# North Side H-Town Mini Herf



## tx_tuff (Jun 16, 2007)

Well we have a young punk that lives on the North Side of town and can't make it to most of our herfs because of his age, to young for Robusto's. So I decide it was time to take a herf to him so I could finaly say hi in person ans share a smoke. We meet at Elite Cigars which is really in The Woodlands inside a truck stop gas station. Yeah you heard right. But they have a nice size humidor with GREAT prices on a lot of their cigars. A nice smoking lounge with a flat screen TV (when you can figure out how to make it work) and a poker table. Ok the bad thing is, yes its inside a gas station. Yeah you can buy all the beer you want to but you can't drink it there! We couldn't get the TV to work the first half we was there (forget about any help). And we where there Sunday night so even though the humidor is open there is nobody there to help you if you need it. The picture of the cigar is a ITC 10yr that mikedaddy was working on, nice ash!


1. tx_tuff (Frank), jonjonmacky (Jonathan), and mikedaddy (Mike)
2. Darren's Goiva (Melanie), and SMOKEING HANDSOME DUDE (Darren)
3. ITC 10 yr showing off her ash
4. My birthday smokes
5. Me, Jonathan, and Mike


----------



## Slow Triathlete (Jun 14, 2007)

You guys must literally live in the cigar shops down there in Texas!!!


----------



## dHUTCH (May 1, 2007)

sorry i missed you guys =/


----------



## chubzerous (Jun 9, 2007)

No offense but Mike looks a lot like Danny Bonaduce. Actually the three of you look like the partridge family.


----------



## tx_tuff (Jun 16, 2007)

chubzerous said:


> No offense but Mike looks a lot like Danny Bonaduce. Actually the three of you look like the partridge family.


None taken but WTF!! LOL


----------



## Maduro PiPs (Jul 5, 2007)

maybe a very strong cigar will fix jon jon's hat!


----------



## tx_tuff (Jun 16, 2007)

Maduro PiPs said:


> maybe a very strong cigar will fix jon jon's hat!

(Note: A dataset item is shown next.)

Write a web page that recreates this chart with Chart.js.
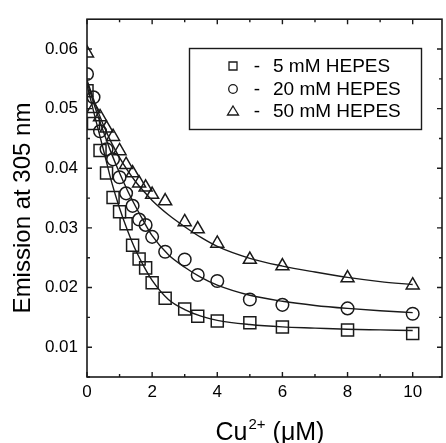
<!DOCTYPE html>
<html>
<head>
<meta charset="utf-8">
<script src="https://cdn.jsdelivr.net/npm/chart.js@4.4.0/dist/chart.umd.min.js"></script>
<style>
  html, body { margin: 0; padding: 0; background: #fff; overflow: hidden; width: 446px; height: 443px; }
  #wrap { position: relative; width: 452px; height: 443px; }
</style>
</head>
<body>
<div id="wrap"><canvas id="c" width="452" height="443"></canvas></div>
<script>
// ---- data ----
const cuConc = [0, 0.2, 0.4, 0.6, 0.8, 1.0, 1.2, 1.4, 1.6, 1.8, 2.0, 2.4, 3.0, 3.4, 4.0, 5.0, 6.0, 8.0, 10.0];
const hepes5  = [0.0530,0.0475,0.0430,0.0392,0.0351,0.0327,0.0307,0.0271,0.0248,0.0233,0.0208,0.0182,0.0164,0.0152,0.0144,0.0141,0.0134,0.0129,0.0123];
const hepes20 = [0.0558,0.0519,0.0462,0.0432,0.0415,0.0385,0.0358,0.0337,0.0314,0.0305,0.0285,0.0260,0.0247,0.0221,0.0211,0.0180,0.0171,0.0165,0.0156];
const hepes50 = [0.0593,0.0500,0.0486,0.0467,0.0453,0.0429,0.0406,0.0392,0.0375,0.0368,0.0356,0.0345,0.0310,0.0298,0.0274,0.0247,0.0236,0.0216,0.0204];

const fitConc = [0, 0.25, 0.5, 0.75, 1, 1.25, 1.5, 1.75, 2, 2.5, 3, 3.5, 4, 5, 6, 7, 8, 9, 10];
const fit5  = [0.0540,0.0485,0.0432,0.0378,0.0333,0.0295,0.0262,0.0235,0.0212,0.0180,0.0163,0.0152,0.0145,0.0138,0.0134,0.0132,0.0130,0.0129,0.0128];
const fit20 = [0.0545,0.0502,0.0462,0.0425,0.0392,0.0362,0.0335,0.0310,0.0287,0.0255,0.0234,0.0217,0.0204,0.0187,0.0177,0.0170,0.0165,0.0161,0.0158];
const fit50 = [0.0548,0.0508,0.0473,0.0443,0.0418,0.0396,0.0377,0.0361,0.0346,0.0322,0.0302,0.0284,0.0269,0.0249,0.0236,0.0226,0.0217,0.0210,0.0205];

const seriesNames = ['5 mM HEPES', '20 mM HEPES', '50 mM HEPES'];
const xTicks = [0, 2, 4, 6, 8, 10];
const xMinor = [1, 3, 5, 7, 9];
const yTicks = [0.01, 0.02, 0.03, 0.04, 0.05, 0.06];
const yMinor = [0.005, 0.015, 0.025, 0.035, 0.045, 0.055];
const xTitle = ['Cu', '2+', ' (\u03bcM)'];
const yTitle = 'Emission at 305 nm';

const FONT = '"Liberation Sans", Arial, sans-serif';
const INK = '#1a1a1a';

function pts(xs, ys) { return xs.map((x, i) => ({ x: x, y: ys[i] })); }

function fitDs(ys) {
  return { type: 'line', data: pts(fitConc, ys), borderColor: INK, borderWidth: 1.4,
    pointRadius: 0, fill: false, cubicInterpolationMode: 'monotone', order: 2 };
}
function markDs(label, ys, style, r) {
  return { type: 'scatter', label: label, data: pts(cuConc, ys), pointStyle: style, pointRadius: r,
    pointHoverRadius: r, borderColor: INK, backgroundColor: 'rgba(0,0,0,0)', pointBorderWidth: 1.5,
    showLine: false, order: 1 };
}

const frame = {
  id: 'frame',
  afterDraw(chart) {
    const ctx = chart.ctx, a = chart.chartArea;
    const xs = chart.scales.x, ys = chart.scales.y;
    ctx.save();
    ctx.strokeStyle = INK;
    ctx.lineWidth = 1.6;
    ctx.strokeRect(a.left, a.top, a.right - a.left, a.bottom - a.top);
    ctx.lineWidth = 1.4;
    ctx.beginPath();
    const tickX = (v, len) => {
      const p = xs.getPixelForValue(v);
      ctx.moveTo(p, a.bottom); ctx.lineTo(p, a.bottom - len);
      ctx.moveTo(p, a.top); ctx.lineTo(p, a.top + len);
    };
    const tickY = (v, len) => {
      const p = ys.getPixelForValue(v);
      ctx.moveTo(a.left, p); ctx.lineTo(a.left + len, p);
      ctx.moveTo(a.right, p); ctx.lineTo(a.right - len, p);
    };
    xTicks.forEach(v => tickX(v, 5)); xMinor.forEach(v => tickX(v, 3));
    yTicks.forEach(v => tickY(v, 5)); yMinor.forEach(v => tickY(v, 3));
    ctx.stroke();

    // legend box
    ctx.lineWidth = 1.4;
    ctx.strokeRect(189.5, 48.5, 232, 81);
    ctx.fillStyle = '#000';
    ctx.font = '19px ' + FONT;
    ctx.textBaseline = 'alphabetic';
    const base = [72, 95, 117];
    const cy = [66, 89, 111];
    seriesNames.forEach((n, i) => {
      ctx.textAlign = 'center';
      ctx.fillText('-', 257, base[i]);
      ctx.textAlign = 'left';
      ctx.fillText(n, 273, base[i]);
    });
    ctx.lineWidth = 1.3;
    ctx.beginPath(); ctx.rect(229, cy[0] - 4, 8, 8); ctx.stroke();
    ctx.beginPath(); ctx.arc(233, cy[1], 4.3, 0, Math.PI * 2); ctx.stroke();
    ctx.beginPath(); ctx.moveTo(233, cy[2] - 5); ctx.lineTo(238.5, cy[2] + 4); ctx.lineTo(227.5, cy[2] + 4); ctx.closePath(); ctx.stroke();

    // axis titles
    ctx.fillStyle = '#000';
    ctx.save();
    ctx.translate(30, 208);
    ctx.rotate(-Math.PI / 2);
    ctx.textAlign = 'center';
    ctx.font = '24px ' + FONT;
    ctx.fillText(yTitle, 0, 0);
    ctx.restore();

    ctx.textAlign = 'left';
    ctx.font = '25px ' + FONT;
    const w0 = ctx.measureText(xTitle[0]).width;
    ctx.font = '15px ' + FONT;
    const w1 = ctx.measureText(xTitle[1]).width;
    ctx.font = '25px ' + FONT;
    const w2 = ctx.measureText(xTitle[2]).width;
    let x0 = 270 - (w0 + w1 + 1 + w2) / 2;
    ctx.fillText(xTitle[0], x0, 440);
    ctx.font = '15px ' + FONT;
    ctx.fillText(xTitle[1], x0 + w0 + 1, 429);
    ctx.font = '25px ' + FONT;
    ctx.fillText(xTitle[2], x0 + w0 + 1 + w1, 440);
    ctx.restore();
  }
};

new Chart(document.getElementById('c'), {
  data: {
    datasets: [
      fitDs(fit5), fitDs(fit20), fitDs(fit50),
      markDs(seriesNames[0], hepes5, 'rect', 8.5),
      markDs(seriesNames[1], hepes20, 'circle', 6.3),
      markDs(seriesNames[2], hepes50, 'triangle', 7.5)
    ]
  },
  options: {
    responsive: false,
    animation: false,
    devicePixelRatio: 1,
    layout: { padding: { left: 0, top: 13, right: 3, bottom: 0 } },
    plugins: { legend: { display: false }, tooltip: { enabled: false } },
    scales: {
      x: {
        type: 'linear', min: 0, max: 10.9,
        grid: { display: false, drawTicks: false },
        border: { display: false },
        afterBuildTicks: s => { s.ticks = xTicks.map(v => ({ value: v })); },
        afterFit: s => { s.height = 66; },
        ticks: { padding: 5, color: '#000', font: { family: FONT, size: 17 }, maxRotation: 0,
          callback: v => String(v) }
      },
      y: {
        type: 'linear', min: 0.005, max: 0.065,
        grid: { display: false, drawTicks: false },
        border: { display: false },
        afterBuildTicks: s => { s.ticks = yTicks.map(v => ({ value: v })); },
        afterFit: s => { s.width = 87; },
        ticks: { padding: 9, color: '#000', font: { family: FONT, size: 17 },
          callback: v => v.toFixed(2) }
      }
    }
  },
  plugins: [frame]
});
</script>
</body>
</html>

I think he just needs some aging! Maybe we should lock him up in a big humi. How long do you think it will take? LOL


----------



## Maduro PiPs (Jul 5, 2007)

tx_tuff said:


> I think he just needs some aging! Maybe we should lock him up in a big humi. How long do you think it will take? LOL


It depends on the RH level! HAHAHAHAHAHAHAHAH


----------



## tx_tuff (Jun 16, 2007)

You crack me up man! Hey you may want to call in sick tomorrow or Wed just to play it safe!


----------



## SMOKING HANDSOME DUDE (May 24, 2007)

*Just to set the record straight*

It's Darren's Godiva and her name is Melody not Melanie.


----------



## Mtmouse (Jun 11, 2007)

I see all the ITC 10th seem to be the same, stuffed full of tobacco. The three I've smoked so far are tightly packed, but still smokable and you get a great ash.

Here's a shot of the last one I smoked.


----------



## Maduro PiPs (Jul 5, 2007)

Mtmouse said:


> I see all the ITC 10th seem to be the same, stuffed full of tobacco. The three I've smoked so far are tightly packed, but still smokable and you get a great ash.
> 
> Here's a shot of the last one I smoked.


Holy SHit Tim!!!! LOL


----------



## Maduro PiPs (Jul 5, 2007)

tx_tuff said:


> You crack me up man! Hey you may want to call in sick tomorrow or Wed just to play it safe!


I'm gonna take my chances...  ... being the LK and all... lol


----------



## tx_tuff (Jun 16, 2007)

SMOKEING HANDSOME DUDE said:


> It's Darren's Godiva and her name is Melody not Melanie.


Hey Darren sorry bout the name, I know a melanie and just screwed up. And her CL name that was just a miss type! Next time you see me you can just slap me upside the head and we will be even.


----------



## tx_tuff (Jun 16, 2007)

Maduro PiPs said:


> I'm gonna take my chances...  ... being the LK and all... lol


Its no big deal, just a congrats on the kids


----------



## aljrka (Dec 3, 2007)

I think if he's old enough to smoke, and old enough to have a child he should be allowed into Robusto's. JUST MHO! Please don't flame me either.


----------



## tx_tuff (Jun 16, 2007)

Hey we didn't make the State drinking laws LOL


----------



## Marlboro Cigars-cl (Feb 19, 2007)

Great shots; thanks for sharing.


----------